Origins

An origin stage represents the source for the pipeline. You can use a single origin stage in a pipeline.

You can use the following origins in a pipeline:
To help create or test pipelines, you can use the following development origins:
  • Dev Data Generator
  • Dev Random Record Source
  • Dev Raw Data Source
  • Dev Snapshot Replaying

For more information, see Development Stages.

Batch Size and Wait Time

For origin stages, the batch size determines the maximum number of records sent through the pipeline at one time. The batch wait time determines the time that the origin waits for data before sending a batch. At the end of the wait time, it sends the batch regardless of how many records the batch contains.

For example, a Amazon S3 origin is configured for a batch size of 20 records and a batch wait time of 240 seconds. When data arrives quickly, the Amazon S3 origin fills a batch with 20 records and sends it through the pipeline immediately, creating a new batch and sending it again as soon as it is full. As incoming data slows, a remaining batch contains a few records, gaining an extra record periodically. 240 seconds after creating the batch, the Amazon S3 origin sends the partially-full batch through the pipeline. It immediately creates a new batch and starts a new countdown.

Configure the batch wait time based on your processing needs. You might reduce the batch wait time to ensure all data is processed within a specified time frame or to make regular contact with pipeline destinations. Use the default or increase the wait time if you prefer not to process partial or empty batches.

Maximum Record Size

Most data formats have a property that limits the maximum size of the record that an origin can parse. For example, the delimited data format has a Max Record Length property, the JSON data format has Max Object Length, and the text data format has Max Line Length.

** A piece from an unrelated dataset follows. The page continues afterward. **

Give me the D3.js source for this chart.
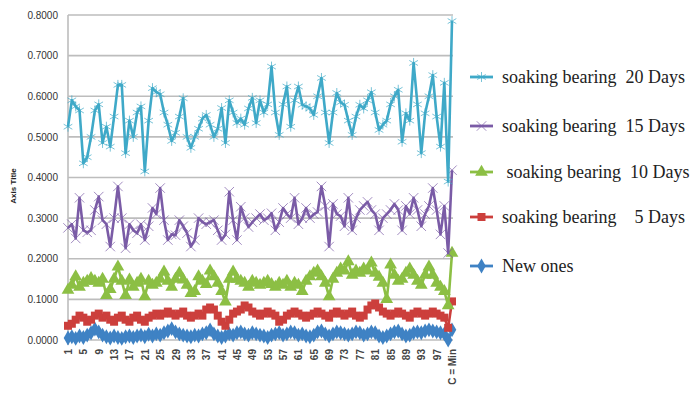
<!DOCTYPE html>
<html><head><meta charset="utf-8">
<script src="https://cdn.jsdelivr.net/npm/d3@7"></script>
<style>body{margin:0;background:#fff}svg{display:block}</style>
</head><body><svg id="c" width="691" height="398"></svg>
<script>
const categories = d3.range(1, 101).map(String).concat(["C = Min"]);
const seriesNames = ["soaking bearing  20 Days", "soaking bearing  15 Days", " soaking bearing  10 Days", "soaking bearing    5 Days", "New ones"];
const yTicks = [0, 0.1, 0.2, 0.3, 0.4, 0.5, 0.6, 0.7, 0.8];
const yTitle = "Axis Title";

const days20 = [0.525,0.59,0.575,0.565,0.435,0.45,0.5,0.565,0.58,0.485,0.525,0.476,0.55,0.628,0.628,0.46,0.54,0.50,0.56,0.575,
0.415,0.54,0.62,0.61,0.605,0.56,0.53,0.49,0.51,0.55,0.595,0.50,0.473,0.50,0.52,0.545,0.554,0.53,0.50,0.52,
0.571,0.485,0.59,0.56,0.534,0.545,0.53,0.57,0.596,0.534,0.59,0.56,0.58,0.673,0.56,0.505,0.58,0.624,0.525,0.59,
0.624,0.579,0.575,0.57,0.554,0.60,0.645,0.56,0.485,0.56,0.608,0.585,0.579,0.54,0.505,0.55,0.579,0.57,0.59,0.61,
0.56,0.517,0.53,0.54,0.58,0.60,0.616,0.488,0.558,0.54,0.682,0.58,0.46,0.558,0.60,0.652,0.55,0.476,0.633,0.39,0.785];
const days15 = [0.276,0.285,0.25,0.35,0.27,0.265,0.27,0.32,0.353,0.295,0.285,0.23,0.30,0.378,0.30,0.226,0.285,0.27,0.263,0.285,
0.246,0.28,0.325,0.31,0.374,0.295,0.246,0.26,0.258,0.295,0.28,0.263,0.23,0.246,0.30,0.29,0.285,0.29,0.295,0.27,
0.246,0.26,0.365,0.295,0.246,0.328,0.30,0.278,0.29,0.30,0.31,0.295,0.30,0.312,0.27,0.29,0.325,0.31,0.30,0.35,
0.285,0.30,0.325,0.30,0.31,0.315,0.378,0.33,0.23,0.335,0.31,0.305,0.28,0.35,0.27,0.30,0.32,0.33,0.34,0.32,
0.31,0.27,0.30,0.31,0.32,0.335,0.32,0.27,0.33,0.31,0.35,0.32,0.28,0.31,0.33,0.374,0.32,0.26,0.33,0.214,0.418];
const days10 = [0.123,0.135,0.156,0.13,0.14,0.145,0.152,0.145,0.14,0.15,0.11,0.125,0.15,0.18,0.145,0.11,0.148,0.13,0.14,0.15,
0.107,0.145,0.135,0.14,0.15,0.168,0.145,0.13,0.15,0.165,0.148,0.135,0.115,0.12,0.156,0.145,0.137,0.17,0.156,0.14,
0.12,0.094,0.15,0.168,0.15,0.145,0.14,0.13,0.145,0.14,0.135,0.14,0.145,0.137,0.13,0.14,0.135,0.145,0.13,0.14,
0.135,0.12,0.145,0.156,0.165,0.17,0.156,0.14,0.107,0.15,0.165,0.175,0.17,0.193,0.16,0.17,0.165,0.175,0.17,0.19,
0.165,0.155,0.14,0.10,0.185,0.16,0.145,0.15,0.165,0.175,0.16,0.145,0.135,0.16,0.18,0.16,0.14,0.13,0.12,0.085,0.214];
const days5 = [0.035,0.04,0.05,0.06,0.055,0.045,0.05,0.06,0.065,0.055,0.06,0.05,0.045,0.055,0.06,0.05,0.045,0.055,0.06,0.05,
0.045,0.055,0.06,0.065,0.06,0.065,0.07,0.065,0.06,0.065,0.07,0.06,0.055,0.06,0.065,0.06,0.075,0.08,0.075,0.06,
0.045,0.035,0.05,0.065,0.07,0.075,0.085,0.08,0.07,0.065,0.06,0.065,0.07,0.065,0.06,0.045,0.05,0.06,0.065,0.07,
0.065,0.06,0.055,0.06,0.065,0.07,0.065,0.06,0.055,0.065,0.07,0.065,0.06,0.065,0.07,0.06,0.055,0.06,0.075,0.085,
0.09,0.08,0.07,0.065,0.06,0.065,0.07,0.065,0.06,0.055,0.065,0.07,0.065,0.06,0.065,0.07,0.065,0.06,0.055,0.03,0.095];
const newOnes = [0.005,0.008,0.004,0.01,0.006,0.012,0.018,0.027,0.02,0.012,0.008,0.005,0.01,0.006,0.004,0.008,0.01,0.006,0.01,0.012,
0.008,0.014,0.01,0.015,0.012,0.018,0.022,0.028,0.02,0.015,0.012,0.01,0.008,0.012,0.01,0.015,0.018,0.025,0.015,0.01,
0.006,0.01,0.015,0.012,0.018,0.02,0.015,0.012,0.018,0.015,0.012,0.01,0.006,0.012,0.015,0.018,0.012,0.015,0.02,0.018,
0.012,0.015,0.01,0.008,0.012,0.02,0.022,0.015,0.01,0.015,0.02,0.018,0.015,0.012,0.015,0.02,0.018,0.012,0.015,0.02,
0.018,0.01,0.006,0.01,0.015,0.02,0.022,0.015,0.01,0.012,0.018,0.02,0.018,0.022,0.025,0.022,0.02,0.018,0.015,0.0,0.025];

const seriesValues = [days20, days15, days10, days5, newOnes];
const colors = ["#3fa9c8", "#7a5ba6", "#8cbf44", "#cc3f3c", "#3f82c4"];
const symbols = [d3.symbolAsterisk, d3.symbolTimes, d3.symbolTriangle, d3.symbolSquare, d3.symbolDiamond];
const symSize = [70, 60, 70, 64, 64];
const symStroke = [true, true, false, false, false];

const svg = d3.select("#c");
const L = 68, R = 452, T = 15, B = 340;
const x = d3.scalePoint().domain(categories).range([L, R]);
const y = d3.scaleLinear().domain([0, 0.8]).range([B, T]);

svg.append("g").selectAll("line").data(yTicks).join("line")
  .attr("x1", L).attr("x2", R + 1).attr("y1", d => y(d)).attr("y2", d => y(d))
  .attr("stroke", "#bdbdbd").attr("stroke-width", 1.6);
const yAxis = svg.append("g").attr("transform", `translate(${L},0)`)
  .call(d3.axisLeft(y).tickValues(yTicks).tickFormat(d3.format(".4f")).tickSize(0).tickPadding(10));
yAxis.select(".domain").attr("stroke", "#bdbdbd").attr("stroke-width", 1.6).attr("d", `M0,${T}V${B + 5}`);
yAxis.selectAll("text").attr("font-family", "Arial, 'Liberation Sans', sans-serif").attr("font-size", 10).attr("fill", "#333");

const xTickLabels = categories.filter((d, i) => i % 4 === 0);
const xAxis = svg.append("g").attr("transform", `translate(0,${B})`)
  .call(d3.axisBottom(x).tickValues(xTickLabels).tickSize(0).tickPadding(0));
xAxis.select(".domain").remove();
xAxis.selectAll("text")
  .attr("font-family", "Arial, 'Liberation Sans', sans-serif").attr("font-size", 10).attr("font-weight", "bold").attr("fill", "#444")
  .attr("transform", "rotate(-90)").attr("text-anchor", "end").attr("dy", "0.35em").attr("y", 0).attr("x", -9);

svg.append("text").attr("transform", "translate(16,186) rotate(-90)").attr("text-anchor", "middle")
  .attr("font-family", "Arial, 'Liberation Sans', sans-serif").attr("font-size", 8).attr("font-weight", "bold").attr("fill", "#222")
  .text(yTitle);

const line = d3.line().x((d, i) => x(categories[i])).y(d => y(d));
function drawMarker(g, k, cx, cy) {
  const p = g.append("path").attr("d", d3.symbol().type(symbols[k]).size(symSize[k])()).attr("transform", `translate(${cx},${cy})`);
  if (symStroke[k]) p.attr("fill", "none").attr("stroke", colors[k]).attr("stroke-width", 1).attr("opacity", 0.7);
  else p.attr("fill", colors[k]);
}
for (let k = seriesValues.length - 1; k >= 0; k--) {
  const g = svg.append("g");
  g.append("path").datum(seriesValues[k]).attr("d", line).attr("fill", "none")
    .attr("stroke", colors[k]).attr("stroke-width", 2.6).attr("stroke-linejoin", "round");
  seriesValues[k].forEach((v, i) => drawMarker(g, k, x(categories[i]), y(v)));
}

const legY = [77, 126, 172, 217, 266];
seriesNames.forEach((name, k) => {
  const g = svg.append("g").attr("transform", `translate(0,${legY[k]})`);
  g.append("line").attr("x1", 470).attr("x2", 493).attr("stroke", colors[k]).attr("stroke-width", 2.8);
  drawMarker(g, k, 481.5, 0);
  g.append("text").attr("x", 502).attr("y", 0).attr("dy", "0.32em").attr("xml:space", "preserve")
    .style("white-space", "pre")
    .attr("font-family", "'Liberation Serif', 'Times New Roman', serif").attr("font-size", 18).attr("fill", "#222")
    .text(name);
});
</script></body></html>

When the origin processes data that is larger than the specified length, the behavior differs based on the origin and the data format. For example, with some data formats, oversized records are handled based on the record error handling configured for the origin. While in other data formats, the origin might truncate the data. For details on how an origin handles size overruns for each data format, see the "Data Formats" section of the origin documentation.

When available, the maximum record size properties are limited by the maximum parser buffer size, which is 10670080 bytes.